Hello Markus
Markus:
Hi John!
Many thanks for your answer! It's a good idea to move the tripod close to Polaris while looking through the finder, but... I believe I haven't understood every thing about the alignment: can I aim Polaris through the finder without having made an alignment first? With your idea, what would the sequence be, or at which stage should I aim Polaris?
1) installing the mount, levelling and orienting it to N
2) installing the equatorial head
3) installing the telescope with the finder (and Laser pointer)

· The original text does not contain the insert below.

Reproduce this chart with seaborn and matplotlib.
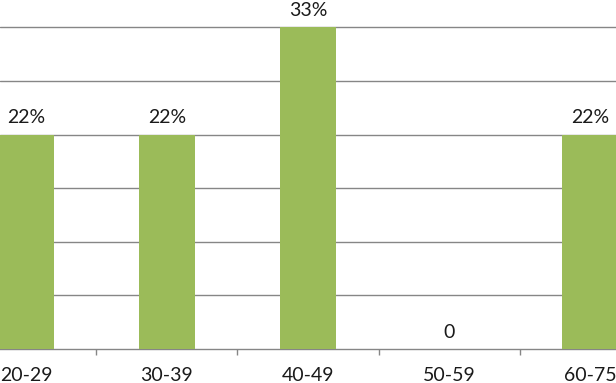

4) And what's next? Quick align and then looking for Polaris? Or just moving to the home position and then aiming Polaris?
Kind regards
Markus
Hello Markus
First you need to make sure you have your scope and finder scope aligned properly. Sometimes this is easier during the day with an eyepiece. Find a far away object and align both scopes on it. At night find a bright star or planet and fine tune the alignment. Once both scopes are aligned don't touch it any more. leave it on your scope.
Make sure you mount is in the center of the slots. I do not tighten these down all the way. I just leave them snug.
Now assemble the mount and place the scope on it. Once the mount and scope are fully assembled move it so the front leg is facing North. Any compass will do, it does not need to be perfect at this point. Most compasses indicate magnetic north and true north is slightly off of that. Soon enough you will be able to find Polaris easily and you wont need a compass.
Turn your mount on and make sure it is in the switch position. CGX asks you if you want to got to switch on start up so just do it when the hand controller wants. The English version says Switch Position it may be different in translation. I also have a Home position but that is adjustable and not necessarily at 0* in both axis's, though it usually is set that way at the factory.
Here is where you maneuver the mount into position. Do not use any adjustment knobs or buttons, you can even turn the mount off for this. Take the mount by the legs and gently move it around until Polaris is near the middle of your finder scope. Now you should be close enough that your polar alignment will work. If you still run out of room in the slots while you are polar aligning then give the mount a little nudge in the direction it needs to go. You may need to use the altitude knob for also.
Use your cameras live view to polar align. You should polar align before you do the star alignment. I would recommend using Sharpcap if your camera works with it. The polar alignment tool in Sharpcap is quick, easy and worth the nominal fee for that feature alone.
If you are using Celestrons all star polar alignment routine in the hand controller you have to Star align first (do the simplest alignment possible for the first step), Then polar align, Then do a full 3 star alignment with all the calibration stars. Some people say you should actually do a second polar align but I never had the patience for that. Celestrons software works OK, but no where near as good as some of the other camera based solutions available.
Hope this helps and if you need any advice on the CGX feel free to reach out to me. It took me some time to get used to my CGX and it needed some adjustments but I am very happy with it now.